Reputation: 147
I have just begun learning clojure and I'm using the Textmate editor for writing the scripts. However, I am not able to figure out how to run it from the terminal. Like I type the clj filename.clj command but nothing happens. Do I need to include the function name also somewhere because I have a function that takes a number as an argument.
Here is my code that I want to run from the terminal:
(defn next-collatz-num [n]
(if (even? n)
(quot n 2)
(inc (* n 3))))
(defn collatz [n]
(take-while #(< 1 %)(iterate next-collatz-num n)))
(defn max-count-collatz [n]
(when (> n 0)
(first
(reduce
#(if (> (last %1)(last %2)) %1 %2)
[1 1] (map #(list % (count (collatz %))) (range 1 (inc n)))))))
(max-count-collatz 999999)
Upvotes: 1
Views: 3073
Reputation: 107754
Clojure has a much more interactive environment than just running a whole script at the terminal command prompt.
TL;DR, install leiningen, create a project.clj
, then run lean repl
.
If you don't want to create a project.clj
, or if you're curious how to do it the hard way, read on...

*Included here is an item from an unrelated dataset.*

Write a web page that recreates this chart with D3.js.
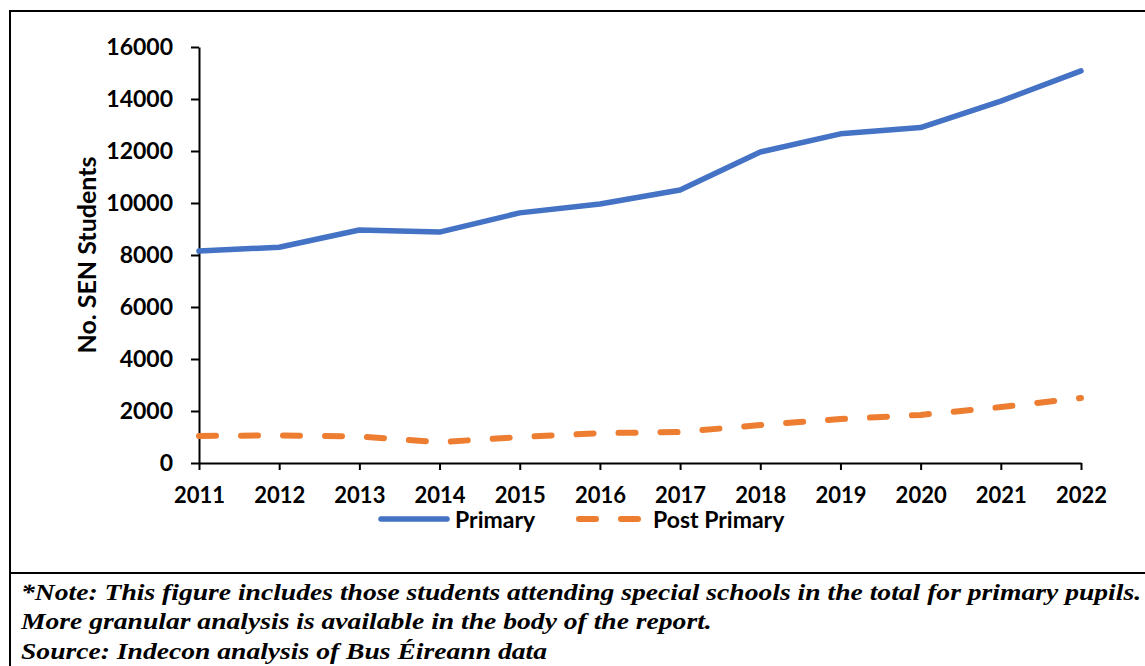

You can start a Clojure read-eval-print-loop (REPL) interactive prompt with
java -cp clojure-1.6.0.jar clojure.main
(download the latest Clojure jar here).
Once you're in the REPL, load the code file:
(load-file "my-script.clj")
Now, you can call the function directly:
(max-count-collatz 5)
If it doesn't work as you'd expect, change the code, save and reload it in the REPL:
(require 'my-script :reload-all)
Upvotes: 2
Reputation: 20194
While it is possible to run individual Clojure files using Clojure.jar, one of the best things about Clojure is the leiningen
dependency manager and build tool. Creating a project is easy, and for anything more than a single file with no external dependencies, it is a huge improvement over using java and Clojure.jar directly.